• **Written task**
Transcribe the whole listing without a single picture.

== Data to use

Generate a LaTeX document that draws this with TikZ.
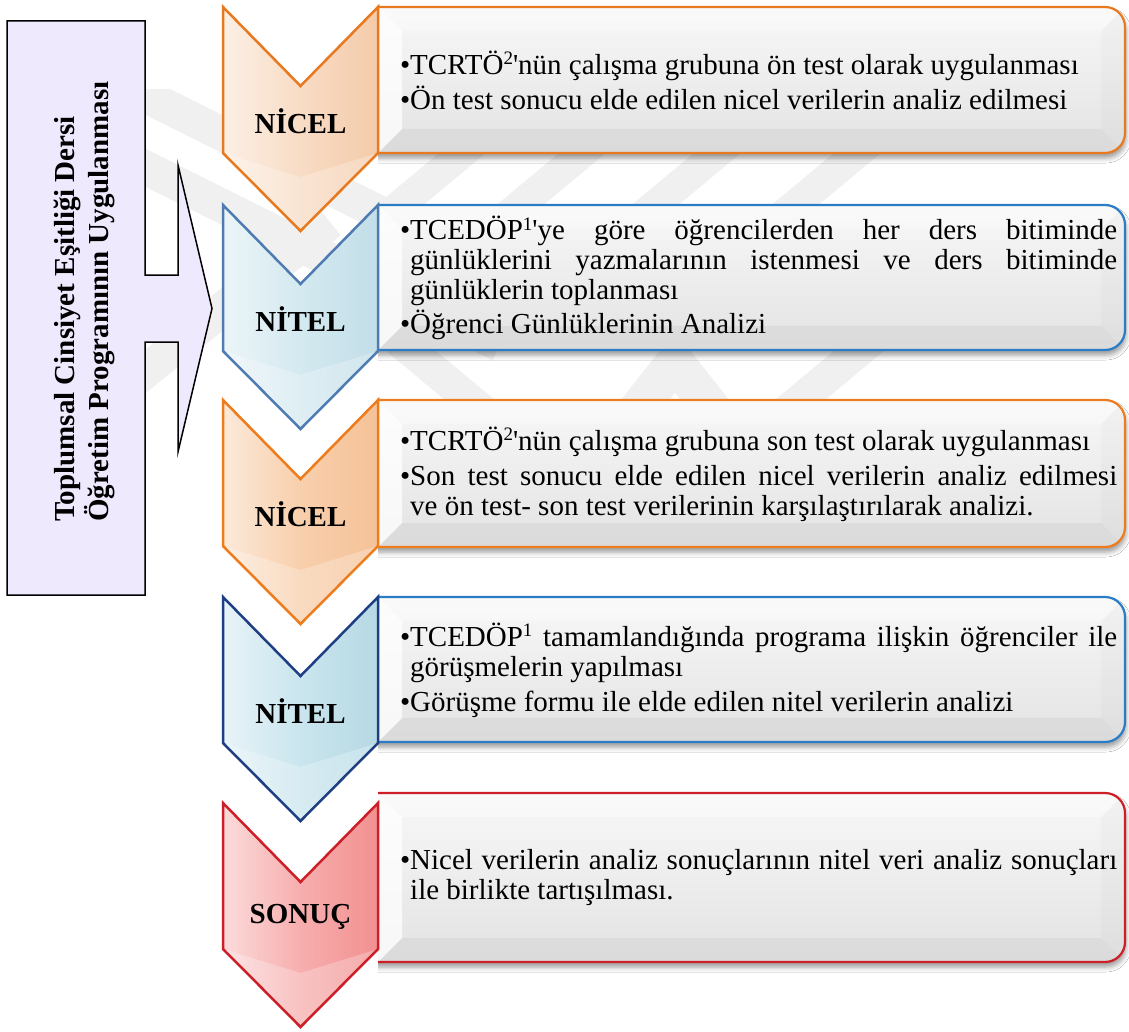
\documentclass[tikz,border=0pt]{standalone}
\usepackage{fontspec}
\setmainfont{Liberation Serif}[Ligatures=TeXOff]
\usetikzlibrary{shadows.blur}

% palette
\definecolor{wmark}{HTML}{F0F0F0}
\definecolor{lilac}{HTML}{EFE9FD}
\definecolor{peachA}{HTML}{F8DCC5}
\definecolor{peachB}{HTML}{F4CBAA}
\definecolor{peachC}{HTML}{F8CFAC}
\definecolor{peachD}{HTML}{F5C298}
\definecolor{skyA}{HTML}{D4E9F0}
\definecolor{skyB}{HTML}{C2DEE8}
\definecolor{skyC}{HTML}{CAE5EE}
\definecolor{skyD}{HTML}{B6D9E4}
\definecolor{roseA}{HTML}{F7AEAE}
\definecolor{roseB}{HTML}{F29090}
\definecolor{orangeline}{HTML}{E8791F}
\definecolor{orangeline2}{HTML}{EE7B1C}
\definecolor{steelline}{HTML}{4E7CB2}
\definecolor{navyline}{HTML}{1F3F84}
\definecolor{redline}{HTML}{CC1F28}
\definecolor{blueline}{HTML}{2B7CC6}

\tikzset{
  chevline/.style={line width=2.5pt, line join=miter},
  cardline/.style={line width=2.2pt},
  stagelabel/.style={font=\fontsize{29}{30}\bfseries\selectfont, inner sep=0pt},
  cardtext/.style={font=\fontsize{29}{30}\selectfont, align=left, inner sep=0pt, anchor=west},
  wstripe/.style={draw=wmark, line cap=butt, line join=miter},
}

% small raised index used in the abbreviations
\newcommand\idx[1]{\raisebox{9.5pt}{\fontsize{19}{19}\selectfont #1}}

% chevron: #1 top y, #2 light tone, #3 dark tone, #4 outline
\newcommand\stagechevron[4]{%
  \fill[left color=white!55!#2, right color=#2]
    (223,#1) -- (300.5,#1+79) -- (300.5,#1+224) -- (223,#1+146) -- cycle;
  \fill[left color=#2, right color=#3]
    (300.5,#1+79) -- (378,#1) -- (378,#1+146) -- (300.5,#1+224) -- cycle;
  \fill[white, opacity=0.25]
    (223,#1+146) -- (300.5,#1+170) -- (378,#1+146) -- (300.5,#1+224) -- cycle;
  \draw[chevline, draw=#4]
    (223,#1) -- (300.5,#1+79) -- (378,#1) -- (378,#1+146)
    -- (300.5,#1+224) -- (223,#1+146) -- cycle;
}

% text card: #1 top y, #2 bottom y, #3 outline
\newcommand\stagecard[3]{%
  \begin{scope}
    \clip (378,#1-10) rectangle (1145,#2+25);
    \fill[top color=white!97!black, bottom color=white!89!black, rounded corners=20pt,
          blur shadow={shadow xshift=1pt, shadow yshift=-5pt, shadow blur radius=5pt, shadow opacity=40}]
      (350,#1) rectangle (1125,#2);
    \begin{scope}
      \clip[rounded corners=20pt] (350,#1) rectangle (1125,#2);
      \fill[white, opacity=0.75] (378,#1) -- (402,#1+24) -- (402,#2-24) -- (378,#2) -- cycle;
      \fill[white, opacity=0.35] (378,#1) -- (1125,#1) -- (1101,#1+24) -- (402,#1+24) -- cycle;
      \fill[black, opacity=0.02] (1125,#1) -- (1125,#2) -- (1101,#2-24) -- (1101,#1+24) -- cycle;
      \fill[black, opacity=0.04] (378,#2) -- (402,#2-24) -- (1101,#2-24) -- (1125,#2) -- cycle;
    \end{scope}
    \draw[cardline, draw=#3, rounded corners=20pt] (350,#1) rectangle (1125,#2);
  \end{scope}
}

\begin{document}
\begin{tikzpicture}[x=1pt, y=-1pt]
  \useasboundingbox (0,0) rectangle (1129,1032);
  \fill[white] (0,0) rectangle (1129,1032);

  % faint background emblem
  \begin{scope}
    \clip (140,90) rectangle (1000,640);
    \draw[wstripe, line width=34pt] (110,78) -- (440,243);
    \draw[wstripe, line width=34pt] (110,150) -- (500,345);
    \draw[wstripe, line width=34pt] (110,400) -- (330,222);
    \foreach \cx in {430,550,685,825}
      \draw[wstripe, line width=30pt] (\cx-60,230) -- (\cx+60,130);
    \draw[wstripe, line width=32pt] (380,325) -- (500,425);
    \draw[wstripe, line width=38pt] (590,470) -- (675,362) -- (760,470);
    \draw[wstripe, line width=32pt] (770,425) -- (890,325);
  \end{scope}

  % left callout with its arrow
  \draw[fill=lilac, line width=1.5pt, line join=miter]
    (7,21) -- (145,21) -- (145,275) -- (178,275) -- (178,165) -- (212,308.5)
    -- (178,452) -- (178,342) -- (145,342) -- (145,595) -- (7,595) -- cycle;
  \node[rotate=90, anchor=west, align=left, inner sep=0pt,
        font=\fontsize{29}{34}\bfseries\selectfont] (program) at (84,522)
    {Toplumsal Cinsiyet Eşitliği Dersi\\Öğretim Programının Uygulanması};

  % cards
  \stagecard{7}{153}{orangeline}
  \stagecard{205}{350}{blueline}
  \stagecard{400}{547}{orangeline2}
  \stagecard{597}{742}{blueline}
  \stagecard{793}{962}{redline}

  % chevrons
  \stagechevron{7}{peachA}{peachB}{orangeline}
  \stagechevron{205}{skyA}{skyB}{steelline}
  \stagechevron{400}{peachC}{peachD}{orangeline2}
  \stagechevron{597}{skyC}{skyD}{navyline}
  \stagechevron{803}{roseA}{roseB}{redline}

  % stage labels
  \node[stagelabel] (s1) at (300.5,121) {NİCEL};
  \node[stagelabel] (s2) at (300.5,319) {NİTEL};
  \node[stagelabel] (s3) at (300.5,514) {NİCEL};
  \node[stagelabel] (s4) at (300.5,711) {NİTEL};
  \node[stagelabel] (s5) at (300.5,917) {SONUÇ};

  % card texts
  \node[cardtext] (c1) at (410,80)
    {\llap{•}TCRTÖ\idx{2}'nün çalışma grubuna ön test olarak uygulanması\\[5pt]
     \llap{•}Ön test sonucu elde edilen nicel verilerin analiz edilmesi};
  \node[cardtext] (c2) at (410,278)
    {\llap{•}\makebox[707pt][s]{TCEDÖP\idx{1}'ye göre öğrencilerden her ders bitiminde}\\
     \makebox[707pt][s]{günlüklerini yazmalarının istenmesi ve ders bitiminde}\\
     günlüklerin toplanması\\[4pt]
     \llap{•}Öğrenci Günlüklerinin Analizi};
  \node[cardtext] (c3) at (410,474)
    {\llap{•}TCRTÖ\idx{2}'nün çalışma grubuna son test olarak uygulanması\\[5pt]
     \llap{•}\makebox[707pt][s]{Son test sonucu elde edilen nicel verilerin analiz edilmesi}\\
     ve ön test- son test verilerinin karşılaştırılarak analizi.};
  \node[cardtext] (c4) at (410,670)
    {\llap{•}\makebox[707pt][s]{TCEDÖP\idx{1} tamamlandığında programa ilişkin öğrenciler ile}\\
     görüşmelerin yapılması\\[5pt]
     \llap{•}Görüşme formu ile elde edilen nitel verilerin analizi};
  \node[cardtext] (c5) at (410,878)
    {\llap{•}\makebox[707pt][s]{Nicel verilerin analiz sonuçlarının nitel veri analiz sonuçları}\\
     ile birlikte tartışılması.};
\end{tikzpicture}
\end{document}
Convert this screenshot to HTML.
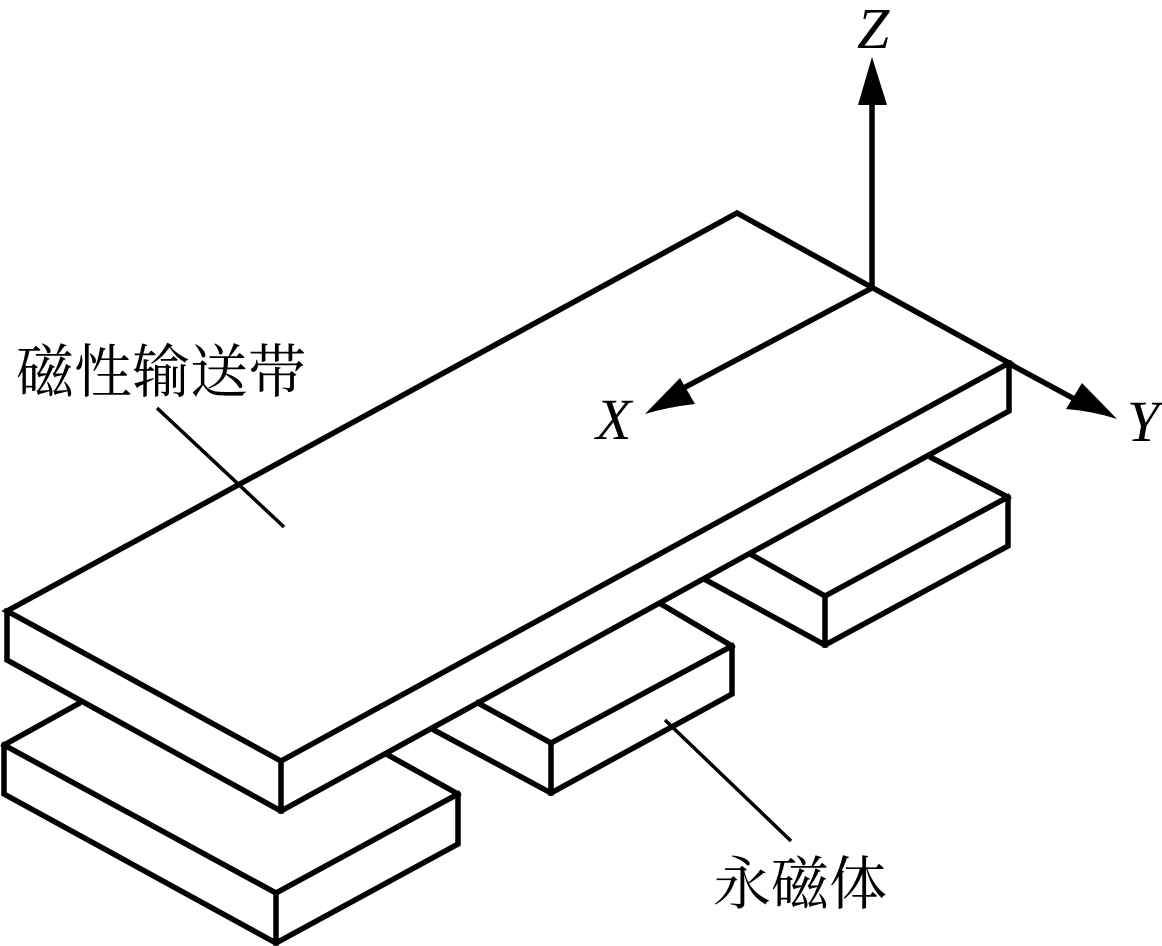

====

• **Output below**
Generate a LaTeX document that draws this with TikZ.
\documentclass[tikz,border=0pt]{standalone}
\usepackage{fontspec}
\setmainfont{Liberation Serif}[Ligatures=TeXOff]
\usetikzlibrary{shadows.blur}

% palette
\definecolor{wmark}{HTML}{F0F0F0}
\definecolor{lilac}{HTML}{EFE9FD}
\definecolor{peachA}{HTML}{F8DCC5}
\definecolor{peachB}{HTML}{F4CBAA}
\definecolor{peachC}{HTML}{F8CFAC}
\definecolor{peachD}{HTML}{F5C298}
\definecolor{skyA}{HTML}{D4E9F0}
\definecolor{skyB}{HTML}{C2DEE8}
\definecolor{skyC}{HTML}{CAE5EE}
\definecolor{skyD}{HTML}{B6D9E4}
\definecolor{roseA}{HTML}{F7AEAE}
\definecolor{roseB}{HTML}{F29090}
\definecolor{orangeline}{HTML}{E8791F}
\definecolor{orangeline2}{HTML}{EE7B1C}
\definecolor{steelline}{HTML}{4E7CB2}
\definecolor{navyline}{HTML}{1F3F84}
\definecolor{redline}{HTML}{CC1F28}
\definecolor{blueline}{HTML}{2B7CC6}

\tikzset{
  chevline/.style={line width=2.5pt, line join=miter},
  cardline/.style={line width=2.2pt},
  stagelabel/.style={font=\fontsize{29}{30}\bfseries\selectfont, inner sep=0pt},
  cardtext/.style={font=\fontsize{29}{30}\selectfont, align=left, inner sep=0pt, anchor=west},
  wstripe/.style={draw=wmark, line cap=butt, line join=miter},
}

% small raised index used in the abbreviations
\newcommand\idx[1]{\raisebox{9.5pt}{\fontsize{19}{19}\selectfont #1}}

% chevron: #1 top y, #2 light tone, #3 dark tone, #4 outline
\newcommand\stagechevron[4]{%
  \fill[left color=white!55!#2, right color=#2]
    (223,#1) -- (300.5,#1+79) -- (300.5,#1+224) -- (223,#1+146) -- cycle;
  \fill[left color=#2, right color=#3]
    (300.5,#1+79) -- (378,#1) -- (378,#1+146) -- (300.5,#1+224) -- cycle;
  \fill[white, opacity=0.25]
    (223,#1+146) -- (300.5,#1+170) -- (378,#1+146) -- (300.5,#1+224) -- cycle;
  \draw[chevline, draw=#4]
    (223,#1) -- (300.5,#1+79) -- (378,#1) -- (378,#1+146)
    -- (300.5,#1+224) -- (223,#1+146) -- cycle;
}

% text card: #1 top y, #2 bottom y, #3 outline
\newcommand\stagecard[3]{%
  \begin{scope}
    \clip (378,#1-10) rectangle (1145,#2+25);
    \fill[top color=white!97!black, bottom color=white!89!black, rounded corners=20pt,
          blur shadow={shadow xshift=1pt, shadow yshift=-5pt, shadow blur radius=5pt, shadow opacity=40}]
      (350,#1) rectangle (1125,#2);
    \begin{scope}
      \clip[rounded corners=20pt] (350,#1) rectangle (1125,#2);
      \fill[white, opacity=0.75] (378,#1) -- (402,#1+24) -- (402,#2-24) -- (378,#2) -- cycle;
      \fill[white, opacity=0.35] (378,#1) -- (1125,#1) -- (1101,#1+24) -- (402,#1+24) -- cycle;
      \fill[black, opacity=0.02] (1125,#1) -- (1125,#2) -- (1101,#2-24) -- (1101,#1+24) -- cycle;
      \fill[black, opacity=0.04] (378,#2) -- (402,#2-24) -- (1101,#2-24) -- (1125,#2) -- cycle;
    \end{scope}
    \draw[cardline, draw=#3, rounded corners=20pt] (350,#1) rectangle (1125,#2);
  \end{scope}
}

\begin{document}
\begin{tikzpicture}[x=1pt, y=-1pt]
  \useasboundingbox (0,0) rectangle (1129,1032);
  \fill[white] (0,0) rectangle (1129,1032);

  % faint background emblem
  \begin{scope}
    \clip (140,90) rectangle (1000,640);
    \draw[wstripe, line width=34pt] (110,78) -- (440,243);
    \draw[wstripe, line width=34pt] (110,150) -- (500,345);
    \draw[wstripe, line width=34pt] (110,400) -- (330,222);
    \foreach \cx in {430,550,685,825}
      \draw[wstripe, line width=30pt] (\cx-60,230) -- (\cx+60,130);
    \draw[wstripe, line width=32pt] (380,325) -- (500,425);
    \draw[wstripe, line width=38pt] (590,470) -- (675,362) -- (760,470);
    \draw[wstripe, line width=32pt] (770,425) -- (890,325);
  \end{scope}

  % left callout with its arrow
  \draw[fill=lilac, line width=1.5pt, line join=miter]
    (7,21) -- (145,21) -- (145,275) -- (178,275) -- (178,165) -- (212,308.5)
    -- (178,452) -- (178,342) -- (145,342) -- (145,595) -- (7,595) -- cycle;
  \node[rotate=90, anchor=west, align=left, inner sep=0pt,
        font=\fontsize{29}{34}\bfseries\selectfont] (program) at (84,522)
    {Toplumsal Cinsiyet Eşitliği Dersi\\Öğretim Programının Uygulanması};

  % cards
  \stagecard{7}{153}{orangeline}
  \stagecard{205}{350}{blueline}
  \stagecard{400}{547}{orangeline2}
  \stagecard{597}{742}{blueline}
  \stagecard{793}{962}{redline}

  % chevrons
  \stagechevron{7}{peachA}{peachB}{orangeline}
  \stagechevron{205}{skyA}{skyB}{steelline}
  \stagechevron{400}{peachC}{peachD}{orangeline2}
  \stagechevron{597}{skyC}{skyD}{navyline}
  \stagechevron{803}{roseA}{roseB}{redline}

  % stage labels
  \node[stagelabel] (s1) at (300.5,121) {NİCEL};
  \node[stagelabel] (s2) at (300.5,319) {NİTEL};
  \node[stagelabel] (s3) at (300.5,514) {NİCEL};
  \node[stagelabel] (s4) at (300.5,711) {NİTEL};
  \node[stagelabel] (s5) at (300.5,917) {SONUÇ};

  % card texts
  \node[cardtext] (c1) at (410,80)
    {\llap{•}TCRTÖ\idx{2}'nün çalışma grubuna ön test olarak uygulanması\\[5pt]
     \llap{•}Ön test sonucu elde edilen nicel verilerin analiz edilmesi};
  \node[cardtext] (c2) at (410,278)
    {\llap{•}\makebox[707pt][s]{TCEDÖP\idx{1}'ye göre öğrencilerden her ders bitiminde}\\
     \makebox[707pt][s]{günlüklerini yazmalarının istenmesi ve ders bitiminde}\\
     günlüklerin toplanması\\[4pt]
     \llap{•}Öğrenci Günlüklerinin Analizi};
  \node[cardtext] (c3) at (410,474)
    {\llap{•}TCRTÖ\idx{2}'nün çalışma grubuna son test olarak uygulanması\\[5pt]
     \llap{•}\makebox[707pt][s]{Son test sonucu elde edilen nicel verilerin analiz edilmesi}\\
     ve ön test- son test verilerinin karşılaştırılarak analizi.};
  \node[cardtext] (c4) at (410,670)
    {\llap{•}\makebox[707pt][s]{TCEDÖP\idx{1} tamamlandığında programa ilişkin öğrenciler ile}\\
     görüşmelerin yapılması\\[5pt]
     \llap{•}Görüşme formu ile elde edilen nitel verilerin analizi};
  \node[cardtext] (c5) at (410,878)
    {\llap{•}\makebox[707pt][s]{Nicel verilerin analiz sonuçlarının nitel veri analiz sonuçları}\\
     ile birlikte tartışılması.};
\end{tikzpicture}
\end{document}
Convert this screenshot to HTML.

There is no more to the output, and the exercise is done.